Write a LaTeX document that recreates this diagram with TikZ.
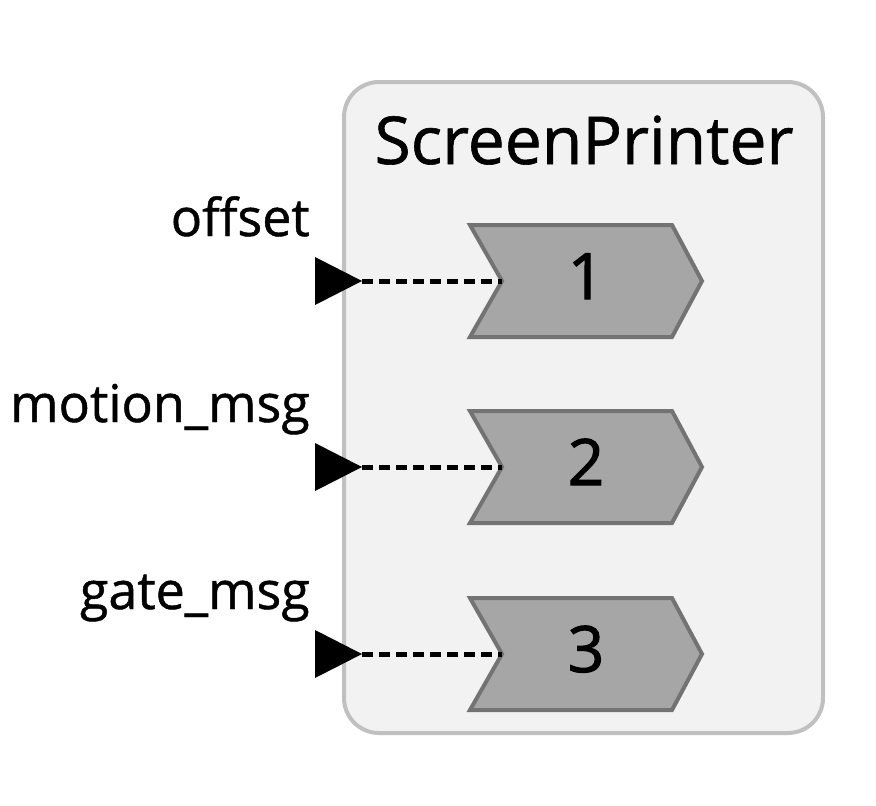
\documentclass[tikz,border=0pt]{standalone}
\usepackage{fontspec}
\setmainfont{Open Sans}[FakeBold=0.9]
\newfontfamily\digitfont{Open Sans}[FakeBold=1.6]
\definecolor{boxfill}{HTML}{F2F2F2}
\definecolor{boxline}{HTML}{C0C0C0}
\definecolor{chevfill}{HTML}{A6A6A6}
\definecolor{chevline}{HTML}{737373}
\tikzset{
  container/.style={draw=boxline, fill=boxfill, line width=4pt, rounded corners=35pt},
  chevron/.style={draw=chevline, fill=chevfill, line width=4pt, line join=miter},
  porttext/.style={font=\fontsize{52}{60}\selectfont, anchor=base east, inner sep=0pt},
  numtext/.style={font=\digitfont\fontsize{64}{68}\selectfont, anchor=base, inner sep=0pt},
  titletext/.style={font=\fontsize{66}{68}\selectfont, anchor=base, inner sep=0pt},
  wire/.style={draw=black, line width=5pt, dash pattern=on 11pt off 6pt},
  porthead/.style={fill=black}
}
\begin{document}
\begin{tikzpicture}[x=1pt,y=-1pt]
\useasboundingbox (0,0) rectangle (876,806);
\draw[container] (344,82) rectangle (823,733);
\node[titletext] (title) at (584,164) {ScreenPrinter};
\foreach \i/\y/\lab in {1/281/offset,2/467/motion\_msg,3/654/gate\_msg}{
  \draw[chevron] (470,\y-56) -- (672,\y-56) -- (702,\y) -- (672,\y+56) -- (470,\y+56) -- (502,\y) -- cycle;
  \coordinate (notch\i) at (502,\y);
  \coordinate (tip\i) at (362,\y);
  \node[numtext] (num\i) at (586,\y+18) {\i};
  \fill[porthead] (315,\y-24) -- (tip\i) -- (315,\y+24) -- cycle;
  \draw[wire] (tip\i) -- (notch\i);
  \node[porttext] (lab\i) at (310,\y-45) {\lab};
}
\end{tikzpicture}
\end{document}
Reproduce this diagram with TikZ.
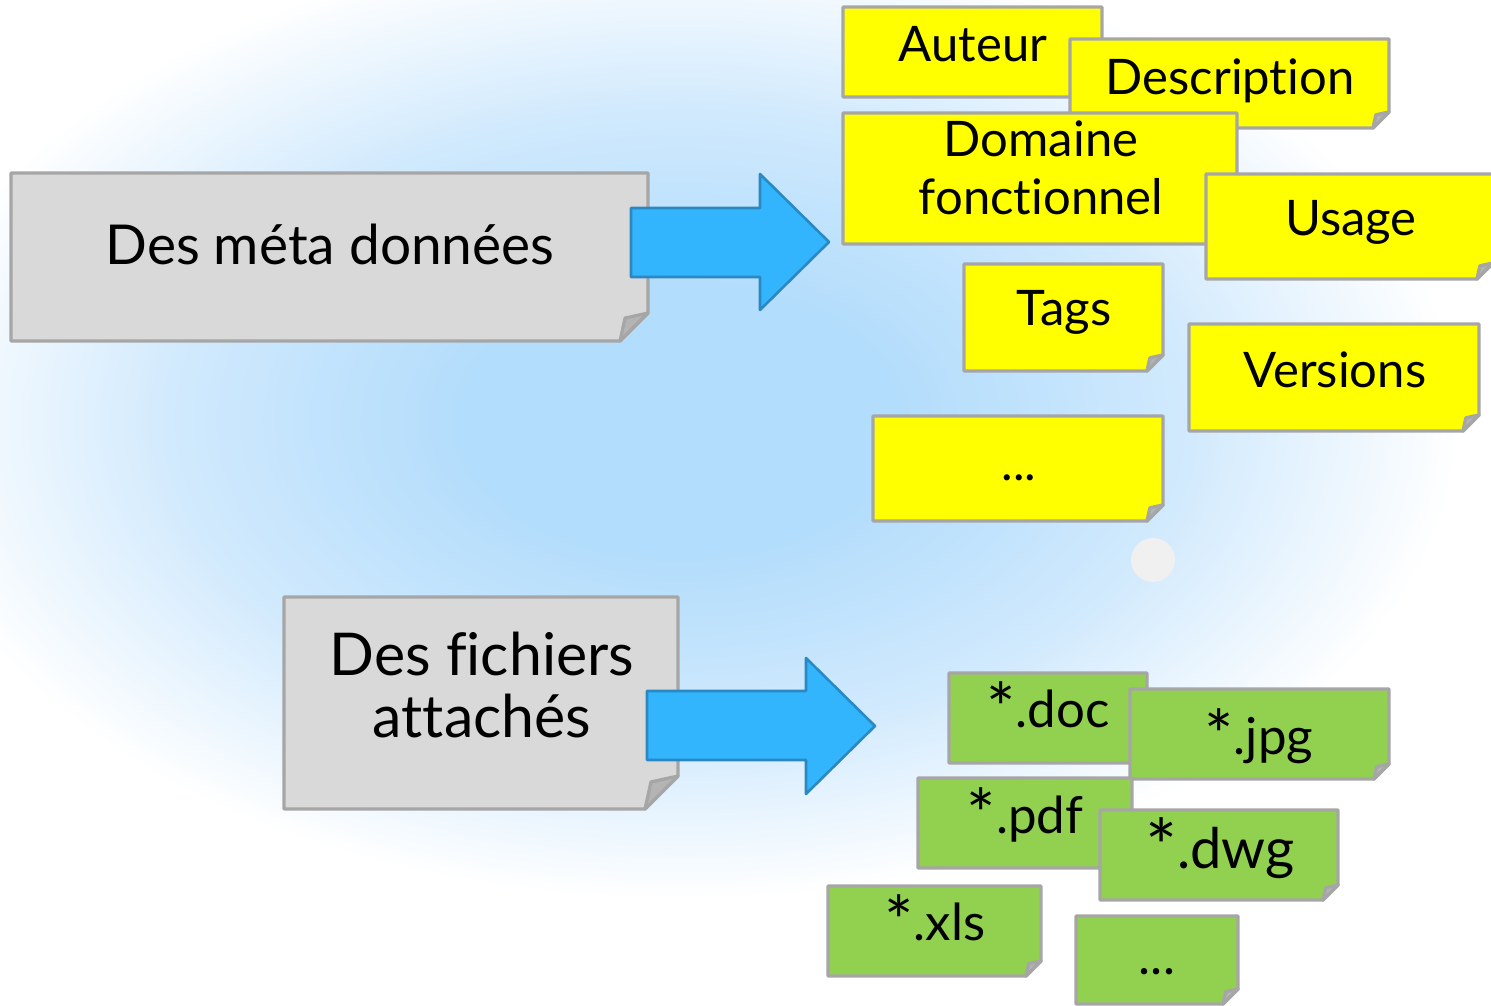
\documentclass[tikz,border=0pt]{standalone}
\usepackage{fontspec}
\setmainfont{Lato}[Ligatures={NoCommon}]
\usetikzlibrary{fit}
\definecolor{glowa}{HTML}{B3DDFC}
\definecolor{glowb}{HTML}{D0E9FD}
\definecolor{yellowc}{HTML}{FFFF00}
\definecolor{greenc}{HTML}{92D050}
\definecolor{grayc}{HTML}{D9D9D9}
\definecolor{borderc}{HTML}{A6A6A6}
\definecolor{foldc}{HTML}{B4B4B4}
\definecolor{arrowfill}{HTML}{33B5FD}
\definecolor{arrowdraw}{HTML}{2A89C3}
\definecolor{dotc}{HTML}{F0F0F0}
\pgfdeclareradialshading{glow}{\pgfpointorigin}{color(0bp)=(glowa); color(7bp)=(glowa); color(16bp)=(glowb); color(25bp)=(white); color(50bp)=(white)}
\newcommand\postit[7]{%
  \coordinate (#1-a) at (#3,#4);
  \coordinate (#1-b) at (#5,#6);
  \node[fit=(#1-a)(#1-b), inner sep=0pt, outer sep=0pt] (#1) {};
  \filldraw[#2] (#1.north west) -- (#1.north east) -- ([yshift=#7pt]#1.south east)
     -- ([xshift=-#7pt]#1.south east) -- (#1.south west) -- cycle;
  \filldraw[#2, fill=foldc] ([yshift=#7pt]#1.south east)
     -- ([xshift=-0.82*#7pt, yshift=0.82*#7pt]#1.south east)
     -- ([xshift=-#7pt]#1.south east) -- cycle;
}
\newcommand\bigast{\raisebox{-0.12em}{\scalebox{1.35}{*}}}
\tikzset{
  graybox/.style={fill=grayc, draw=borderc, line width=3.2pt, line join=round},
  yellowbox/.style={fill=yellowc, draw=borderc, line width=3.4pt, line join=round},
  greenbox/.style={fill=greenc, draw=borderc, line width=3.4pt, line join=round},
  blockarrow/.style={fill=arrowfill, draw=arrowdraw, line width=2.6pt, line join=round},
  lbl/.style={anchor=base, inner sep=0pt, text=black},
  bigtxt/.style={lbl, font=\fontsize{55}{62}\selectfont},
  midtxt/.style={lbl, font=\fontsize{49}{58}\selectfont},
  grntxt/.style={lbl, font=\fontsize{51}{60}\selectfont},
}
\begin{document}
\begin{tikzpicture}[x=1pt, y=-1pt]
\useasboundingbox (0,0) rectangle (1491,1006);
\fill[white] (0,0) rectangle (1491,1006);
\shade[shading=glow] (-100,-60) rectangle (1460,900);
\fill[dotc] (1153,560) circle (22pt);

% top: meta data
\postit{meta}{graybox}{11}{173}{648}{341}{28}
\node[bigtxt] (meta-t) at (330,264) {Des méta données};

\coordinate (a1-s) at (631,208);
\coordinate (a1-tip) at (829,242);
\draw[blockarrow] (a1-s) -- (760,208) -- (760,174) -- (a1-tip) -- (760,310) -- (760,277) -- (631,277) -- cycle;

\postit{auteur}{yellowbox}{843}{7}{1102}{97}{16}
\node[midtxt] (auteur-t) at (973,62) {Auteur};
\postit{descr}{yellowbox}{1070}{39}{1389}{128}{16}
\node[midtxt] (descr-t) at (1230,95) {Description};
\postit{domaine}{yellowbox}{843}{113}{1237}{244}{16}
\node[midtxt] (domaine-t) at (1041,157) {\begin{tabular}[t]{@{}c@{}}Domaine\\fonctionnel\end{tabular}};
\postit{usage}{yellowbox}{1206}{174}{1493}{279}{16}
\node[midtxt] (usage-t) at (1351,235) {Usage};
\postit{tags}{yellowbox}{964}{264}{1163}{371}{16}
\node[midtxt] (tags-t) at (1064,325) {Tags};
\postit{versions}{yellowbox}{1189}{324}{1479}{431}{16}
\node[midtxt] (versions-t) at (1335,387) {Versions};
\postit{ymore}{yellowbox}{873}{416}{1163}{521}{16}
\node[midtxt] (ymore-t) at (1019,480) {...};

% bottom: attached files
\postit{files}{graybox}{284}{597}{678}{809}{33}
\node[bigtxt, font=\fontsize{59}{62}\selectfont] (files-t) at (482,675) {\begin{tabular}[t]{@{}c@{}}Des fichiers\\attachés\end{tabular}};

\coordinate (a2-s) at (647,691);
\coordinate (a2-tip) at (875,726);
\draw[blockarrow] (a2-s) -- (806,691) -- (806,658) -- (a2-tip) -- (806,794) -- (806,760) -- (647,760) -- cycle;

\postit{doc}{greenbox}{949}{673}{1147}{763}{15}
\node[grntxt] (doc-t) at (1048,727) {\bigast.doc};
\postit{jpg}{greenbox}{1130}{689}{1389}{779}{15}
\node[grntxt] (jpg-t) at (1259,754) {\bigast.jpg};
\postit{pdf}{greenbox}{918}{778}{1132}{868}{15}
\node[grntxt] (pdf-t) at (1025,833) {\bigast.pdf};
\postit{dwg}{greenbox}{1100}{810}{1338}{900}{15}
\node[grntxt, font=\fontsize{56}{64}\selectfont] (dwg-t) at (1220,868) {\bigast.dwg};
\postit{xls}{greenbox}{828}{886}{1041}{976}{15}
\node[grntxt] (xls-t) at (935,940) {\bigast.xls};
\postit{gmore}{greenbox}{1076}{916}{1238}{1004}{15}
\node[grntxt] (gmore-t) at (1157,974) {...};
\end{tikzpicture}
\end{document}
§ §
Extract, from the material above, each line holding the word "diagram".

» Answer for this exercise
Write a LaTeX document that recreates this diagram with TikZ.
Reproduce this diagram with TikZ.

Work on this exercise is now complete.